On entering a grand coalition with Angela Merkel’s centre-right Christian Democratic Union, however, they were forced into a compromise.


Dual citizenship
The new rules allow dual citizenship to people over the age of 21 who were born in Germany and have lived there for at least eight years, or who have attended school here for at least six years without being born here. Exceptions will also allow dual citizenship for young people who have spent fewer than six years here but graduated from a German school or finished vocational training.

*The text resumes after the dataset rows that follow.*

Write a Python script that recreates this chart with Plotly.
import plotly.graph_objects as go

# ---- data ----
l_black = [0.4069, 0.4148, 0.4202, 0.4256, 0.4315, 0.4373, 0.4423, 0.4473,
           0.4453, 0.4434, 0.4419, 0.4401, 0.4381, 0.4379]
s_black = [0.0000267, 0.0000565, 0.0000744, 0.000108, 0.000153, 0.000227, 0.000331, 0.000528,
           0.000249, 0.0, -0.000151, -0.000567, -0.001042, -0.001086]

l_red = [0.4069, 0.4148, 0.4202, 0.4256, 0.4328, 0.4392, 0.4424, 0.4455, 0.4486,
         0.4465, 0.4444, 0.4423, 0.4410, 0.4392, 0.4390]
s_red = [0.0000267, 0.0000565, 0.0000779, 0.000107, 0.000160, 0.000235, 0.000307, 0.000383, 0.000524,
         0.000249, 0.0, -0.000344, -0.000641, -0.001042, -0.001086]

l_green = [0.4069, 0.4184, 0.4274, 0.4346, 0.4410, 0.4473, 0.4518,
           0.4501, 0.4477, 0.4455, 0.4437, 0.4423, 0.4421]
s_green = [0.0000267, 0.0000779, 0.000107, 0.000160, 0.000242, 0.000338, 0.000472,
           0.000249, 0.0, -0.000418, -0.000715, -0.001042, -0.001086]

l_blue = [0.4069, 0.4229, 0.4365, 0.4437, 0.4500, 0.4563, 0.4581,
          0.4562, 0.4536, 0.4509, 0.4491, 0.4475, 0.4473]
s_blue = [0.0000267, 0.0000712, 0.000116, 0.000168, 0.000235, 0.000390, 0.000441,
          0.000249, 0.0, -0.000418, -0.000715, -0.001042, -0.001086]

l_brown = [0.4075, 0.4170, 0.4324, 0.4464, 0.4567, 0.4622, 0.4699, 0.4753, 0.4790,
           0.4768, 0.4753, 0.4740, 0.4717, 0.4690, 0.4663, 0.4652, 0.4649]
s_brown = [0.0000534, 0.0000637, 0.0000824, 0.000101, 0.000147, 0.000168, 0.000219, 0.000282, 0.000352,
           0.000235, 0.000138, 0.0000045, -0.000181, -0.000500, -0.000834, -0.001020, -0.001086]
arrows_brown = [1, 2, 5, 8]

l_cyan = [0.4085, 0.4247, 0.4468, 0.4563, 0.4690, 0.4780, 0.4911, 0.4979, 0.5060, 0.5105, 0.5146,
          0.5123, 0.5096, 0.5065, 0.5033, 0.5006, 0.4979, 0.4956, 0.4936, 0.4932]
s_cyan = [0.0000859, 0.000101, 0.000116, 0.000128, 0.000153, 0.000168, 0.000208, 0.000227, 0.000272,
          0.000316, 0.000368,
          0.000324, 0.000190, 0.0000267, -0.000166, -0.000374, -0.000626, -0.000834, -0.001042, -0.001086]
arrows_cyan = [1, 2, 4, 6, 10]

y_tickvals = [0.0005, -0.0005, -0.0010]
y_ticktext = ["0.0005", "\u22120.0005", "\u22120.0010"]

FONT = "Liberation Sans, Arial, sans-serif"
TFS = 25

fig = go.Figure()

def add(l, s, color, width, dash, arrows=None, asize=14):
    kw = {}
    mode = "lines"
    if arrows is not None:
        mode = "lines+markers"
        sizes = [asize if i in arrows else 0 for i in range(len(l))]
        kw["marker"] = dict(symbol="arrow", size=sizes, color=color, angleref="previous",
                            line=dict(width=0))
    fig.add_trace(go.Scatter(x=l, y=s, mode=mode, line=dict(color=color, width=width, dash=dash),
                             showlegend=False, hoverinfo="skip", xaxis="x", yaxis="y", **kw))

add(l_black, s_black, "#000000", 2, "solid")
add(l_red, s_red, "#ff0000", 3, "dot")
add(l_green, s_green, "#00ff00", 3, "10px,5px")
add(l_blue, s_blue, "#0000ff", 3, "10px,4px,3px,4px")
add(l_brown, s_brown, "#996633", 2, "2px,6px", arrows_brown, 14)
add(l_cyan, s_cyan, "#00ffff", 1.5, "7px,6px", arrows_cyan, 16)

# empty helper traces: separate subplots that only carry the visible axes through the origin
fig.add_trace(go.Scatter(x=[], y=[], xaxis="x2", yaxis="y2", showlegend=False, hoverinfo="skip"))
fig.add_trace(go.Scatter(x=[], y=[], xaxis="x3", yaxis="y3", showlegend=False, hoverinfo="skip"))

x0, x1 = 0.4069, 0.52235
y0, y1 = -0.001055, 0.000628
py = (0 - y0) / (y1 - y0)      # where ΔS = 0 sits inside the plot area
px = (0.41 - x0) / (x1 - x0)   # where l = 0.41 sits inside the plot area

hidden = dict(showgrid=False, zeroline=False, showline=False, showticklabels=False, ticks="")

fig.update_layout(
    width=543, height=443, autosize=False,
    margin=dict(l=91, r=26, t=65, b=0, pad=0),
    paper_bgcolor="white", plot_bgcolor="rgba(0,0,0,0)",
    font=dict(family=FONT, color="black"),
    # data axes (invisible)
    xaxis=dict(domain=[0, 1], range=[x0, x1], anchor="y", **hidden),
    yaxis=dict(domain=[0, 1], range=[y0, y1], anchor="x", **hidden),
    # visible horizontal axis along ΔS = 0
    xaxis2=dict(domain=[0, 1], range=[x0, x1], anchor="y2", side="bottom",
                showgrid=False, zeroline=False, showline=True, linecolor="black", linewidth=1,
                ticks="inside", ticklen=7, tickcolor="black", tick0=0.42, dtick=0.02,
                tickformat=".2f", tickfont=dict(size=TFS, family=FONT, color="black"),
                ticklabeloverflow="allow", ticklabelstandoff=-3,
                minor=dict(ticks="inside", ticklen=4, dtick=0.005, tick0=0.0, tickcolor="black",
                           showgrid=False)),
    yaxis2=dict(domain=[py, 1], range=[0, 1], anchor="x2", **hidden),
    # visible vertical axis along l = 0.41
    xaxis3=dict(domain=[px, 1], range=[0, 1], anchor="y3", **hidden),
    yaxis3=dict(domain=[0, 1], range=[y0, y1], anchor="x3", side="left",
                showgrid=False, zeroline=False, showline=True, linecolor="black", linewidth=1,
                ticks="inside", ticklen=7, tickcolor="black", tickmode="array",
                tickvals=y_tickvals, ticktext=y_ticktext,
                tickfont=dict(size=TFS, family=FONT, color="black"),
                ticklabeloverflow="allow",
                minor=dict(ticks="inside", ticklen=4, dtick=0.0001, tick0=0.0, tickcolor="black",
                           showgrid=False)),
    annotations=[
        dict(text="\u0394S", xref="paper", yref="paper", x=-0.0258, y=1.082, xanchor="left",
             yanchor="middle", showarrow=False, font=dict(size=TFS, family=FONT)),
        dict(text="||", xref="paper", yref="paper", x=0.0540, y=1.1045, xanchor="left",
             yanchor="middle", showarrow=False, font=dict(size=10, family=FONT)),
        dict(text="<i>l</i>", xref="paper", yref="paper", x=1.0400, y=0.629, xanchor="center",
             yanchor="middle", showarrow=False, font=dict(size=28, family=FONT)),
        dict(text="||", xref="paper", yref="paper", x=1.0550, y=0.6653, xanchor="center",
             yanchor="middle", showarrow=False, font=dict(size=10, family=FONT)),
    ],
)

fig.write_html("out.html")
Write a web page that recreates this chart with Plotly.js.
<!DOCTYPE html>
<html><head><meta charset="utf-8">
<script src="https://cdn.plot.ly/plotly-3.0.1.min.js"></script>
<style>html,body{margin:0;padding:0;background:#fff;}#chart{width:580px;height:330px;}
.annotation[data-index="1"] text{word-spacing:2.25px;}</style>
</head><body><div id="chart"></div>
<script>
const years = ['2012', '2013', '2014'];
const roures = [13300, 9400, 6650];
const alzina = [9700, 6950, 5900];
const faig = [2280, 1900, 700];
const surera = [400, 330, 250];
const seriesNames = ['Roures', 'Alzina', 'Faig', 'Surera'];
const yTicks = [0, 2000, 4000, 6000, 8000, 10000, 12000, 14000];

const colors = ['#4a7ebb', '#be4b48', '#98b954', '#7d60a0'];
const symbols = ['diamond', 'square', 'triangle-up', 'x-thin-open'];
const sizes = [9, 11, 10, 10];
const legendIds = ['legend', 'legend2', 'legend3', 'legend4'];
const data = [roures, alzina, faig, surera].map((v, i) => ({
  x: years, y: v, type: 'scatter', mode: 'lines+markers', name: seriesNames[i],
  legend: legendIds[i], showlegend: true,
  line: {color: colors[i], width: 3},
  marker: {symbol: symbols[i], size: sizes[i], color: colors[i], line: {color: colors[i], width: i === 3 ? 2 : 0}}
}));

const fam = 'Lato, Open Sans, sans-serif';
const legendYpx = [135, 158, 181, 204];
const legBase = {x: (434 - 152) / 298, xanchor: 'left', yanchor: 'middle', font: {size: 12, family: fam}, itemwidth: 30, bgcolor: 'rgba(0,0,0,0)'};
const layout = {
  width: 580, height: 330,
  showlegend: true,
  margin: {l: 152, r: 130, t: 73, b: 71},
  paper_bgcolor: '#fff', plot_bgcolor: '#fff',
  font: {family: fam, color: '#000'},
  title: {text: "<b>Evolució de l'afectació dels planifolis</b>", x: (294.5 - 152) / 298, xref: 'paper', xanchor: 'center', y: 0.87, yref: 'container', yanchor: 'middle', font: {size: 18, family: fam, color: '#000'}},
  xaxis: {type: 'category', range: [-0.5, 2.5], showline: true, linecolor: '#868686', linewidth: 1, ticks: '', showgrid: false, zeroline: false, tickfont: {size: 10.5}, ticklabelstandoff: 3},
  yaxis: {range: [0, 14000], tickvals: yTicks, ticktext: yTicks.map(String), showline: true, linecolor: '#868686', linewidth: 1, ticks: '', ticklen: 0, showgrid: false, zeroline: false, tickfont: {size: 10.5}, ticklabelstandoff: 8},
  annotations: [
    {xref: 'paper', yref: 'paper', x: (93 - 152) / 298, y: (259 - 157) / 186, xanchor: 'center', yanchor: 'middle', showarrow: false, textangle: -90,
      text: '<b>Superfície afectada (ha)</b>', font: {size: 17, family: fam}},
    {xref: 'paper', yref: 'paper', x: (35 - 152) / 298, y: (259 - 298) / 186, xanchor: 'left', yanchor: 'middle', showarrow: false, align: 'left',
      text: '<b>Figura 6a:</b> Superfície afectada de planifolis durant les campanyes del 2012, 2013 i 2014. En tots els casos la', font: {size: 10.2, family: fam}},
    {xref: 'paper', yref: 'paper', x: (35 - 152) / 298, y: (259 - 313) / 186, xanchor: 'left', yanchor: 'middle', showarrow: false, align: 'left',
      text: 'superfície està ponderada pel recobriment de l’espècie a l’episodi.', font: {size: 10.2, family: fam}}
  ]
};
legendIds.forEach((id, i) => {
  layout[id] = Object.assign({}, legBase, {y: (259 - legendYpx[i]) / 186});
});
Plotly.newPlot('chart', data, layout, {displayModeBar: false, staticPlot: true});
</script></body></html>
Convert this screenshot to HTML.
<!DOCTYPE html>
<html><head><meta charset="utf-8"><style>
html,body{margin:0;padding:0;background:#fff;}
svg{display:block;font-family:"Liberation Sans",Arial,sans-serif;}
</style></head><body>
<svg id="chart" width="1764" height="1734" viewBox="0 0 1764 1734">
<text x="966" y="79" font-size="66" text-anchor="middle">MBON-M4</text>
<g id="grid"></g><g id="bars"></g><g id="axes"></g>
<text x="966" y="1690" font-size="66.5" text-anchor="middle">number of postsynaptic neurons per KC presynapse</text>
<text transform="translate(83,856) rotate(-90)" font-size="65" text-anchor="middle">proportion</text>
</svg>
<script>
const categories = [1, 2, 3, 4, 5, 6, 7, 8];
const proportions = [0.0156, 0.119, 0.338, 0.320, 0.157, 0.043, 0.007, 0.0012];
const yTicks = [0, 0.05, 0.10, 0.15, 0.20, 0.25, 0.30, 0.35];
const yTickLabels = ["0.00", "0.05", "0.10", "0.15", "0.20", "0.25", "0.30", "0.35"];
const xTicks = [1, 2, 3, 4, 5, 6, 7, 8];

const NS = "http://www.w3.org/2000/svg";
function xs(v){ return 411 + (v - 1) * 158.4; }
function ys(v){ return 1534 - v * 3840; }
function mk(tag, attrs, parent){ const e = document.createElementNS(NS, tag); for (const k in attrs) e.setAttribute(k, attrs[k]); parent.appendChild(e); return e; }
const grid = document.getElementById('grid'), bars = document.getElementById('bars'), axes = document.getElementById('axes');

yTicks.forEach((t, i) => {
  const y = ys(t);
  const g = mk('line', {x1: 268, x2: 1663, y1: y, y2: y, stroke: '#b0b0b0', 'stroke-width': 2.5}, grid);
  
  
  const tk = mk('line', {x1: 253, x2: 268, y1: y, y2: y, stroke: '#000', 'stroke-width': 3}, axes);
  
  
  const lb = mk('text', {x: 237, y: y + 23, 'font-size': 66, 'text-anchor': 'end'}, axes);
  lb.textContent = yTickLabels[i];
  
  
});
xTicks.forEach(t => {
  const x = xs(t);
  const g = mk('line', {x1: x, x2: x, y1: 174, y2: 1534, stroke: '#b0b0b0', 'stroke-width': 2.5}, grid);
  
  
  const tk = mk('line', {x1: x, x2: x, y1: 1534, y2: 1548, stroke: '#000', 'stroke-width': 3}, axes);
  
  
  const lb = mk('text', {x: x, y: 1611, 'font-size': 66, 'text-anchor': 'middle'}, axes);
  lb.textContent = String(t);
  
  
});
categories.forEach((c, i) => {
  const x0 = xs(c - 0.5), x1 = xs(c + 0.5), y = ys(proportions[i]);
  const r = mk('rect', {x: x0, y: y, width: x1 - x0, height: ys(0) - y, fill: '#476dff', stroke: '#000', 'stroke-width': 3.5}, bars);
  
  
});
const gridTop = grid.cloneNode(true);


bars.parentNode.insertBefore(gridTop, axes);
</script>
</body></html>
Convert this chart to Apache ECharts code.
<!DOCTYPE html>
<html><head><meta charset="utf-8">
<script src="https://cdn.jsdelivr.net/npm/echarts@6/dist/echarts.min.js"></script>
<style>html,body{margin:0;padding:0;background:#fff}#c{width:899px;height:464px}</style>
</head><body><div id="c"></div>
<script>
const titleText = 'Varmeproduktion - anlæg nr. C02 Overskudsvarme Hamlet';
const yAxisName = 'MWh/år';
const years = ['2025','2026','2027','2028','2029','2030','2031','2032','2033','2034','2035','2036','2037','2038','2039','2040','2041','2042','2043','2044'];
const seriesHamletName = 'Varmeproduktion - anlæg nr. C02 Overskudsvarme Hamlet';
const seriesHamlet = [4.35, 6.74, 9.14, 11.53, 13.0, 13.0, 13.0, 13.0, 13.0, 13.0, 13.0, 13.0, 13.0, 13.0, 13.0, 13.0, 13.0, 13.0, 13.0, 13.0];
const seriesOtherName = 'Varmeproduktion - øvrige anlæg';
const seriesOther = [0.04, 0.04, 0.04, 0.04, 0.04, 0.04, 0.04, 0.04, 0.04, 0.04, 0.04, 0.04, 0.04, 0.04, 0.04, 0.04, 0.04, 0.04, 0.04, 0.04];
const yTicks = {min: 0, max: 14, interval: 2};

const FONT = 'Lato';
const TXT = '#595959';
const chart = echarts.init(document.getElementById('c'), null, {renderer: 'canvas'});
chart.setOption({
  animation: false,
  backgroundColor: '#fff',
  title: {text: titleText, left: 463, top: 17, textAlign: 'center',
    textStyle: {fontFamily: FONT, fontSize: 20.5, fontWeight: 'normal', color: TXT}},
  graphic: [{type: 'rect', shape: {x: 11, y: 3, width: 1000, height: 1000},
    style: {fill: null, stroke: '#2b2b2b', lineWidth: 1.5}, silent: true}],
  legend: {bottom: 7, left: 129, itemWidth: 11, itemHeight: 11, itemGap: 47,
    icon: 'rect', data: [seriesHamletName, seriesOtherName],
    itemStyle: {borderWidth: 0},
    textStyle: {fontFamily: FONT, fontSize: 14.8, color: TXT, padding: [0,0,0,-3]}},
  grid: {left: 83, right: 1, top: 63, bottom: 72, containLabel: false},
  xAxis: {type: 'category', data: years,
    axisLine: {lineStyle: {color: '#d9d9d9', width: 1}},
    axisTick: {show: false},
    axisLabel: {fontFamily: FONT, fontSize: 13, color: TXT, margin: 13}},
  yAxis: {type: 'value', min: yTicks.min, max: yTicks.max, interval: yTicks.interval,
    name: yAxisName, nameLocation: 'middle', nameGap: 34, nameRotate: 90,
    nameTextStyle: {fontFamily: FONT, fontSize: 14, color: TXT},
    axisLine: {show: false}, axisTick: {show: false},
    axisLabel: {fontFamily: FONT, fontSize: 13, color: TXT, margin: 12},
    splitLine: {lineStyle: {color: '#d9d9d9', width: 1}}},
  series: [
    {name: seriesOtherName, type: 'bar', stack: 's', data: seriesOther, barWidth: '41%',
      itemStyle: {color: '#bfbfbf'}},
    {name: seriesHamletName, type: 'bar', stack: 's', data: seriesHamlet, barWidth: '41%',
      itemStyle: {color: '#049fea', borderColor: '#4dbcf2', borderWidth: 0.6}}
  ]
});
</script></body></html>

Groups representing Germany’s Turkish community expressed their disappointment, saying the deal did nothing for people born abroad who have spent decades in Germany, such as the so-called “ Gastarbeiter ” immigrant workers.

Kenan Kolat, head of the Turkish community in Germany, said thousands of Turks would still have to choose between German and Turkish citizenship – something he called a setback to integration policy that contradicted Germany’s image of a “modern, immigrant-friendly society”.

The criticism of the deal, set to pass parliament this year, stretched into the SPD.Torsten Albig, Schleswig-Holstein state premier, said it would require checks of all 21-year-olds with two passports.

The opposition Left Party said the law would ensure migrants’ children, though born in Germany, remained “optional Germans, on sufferance”.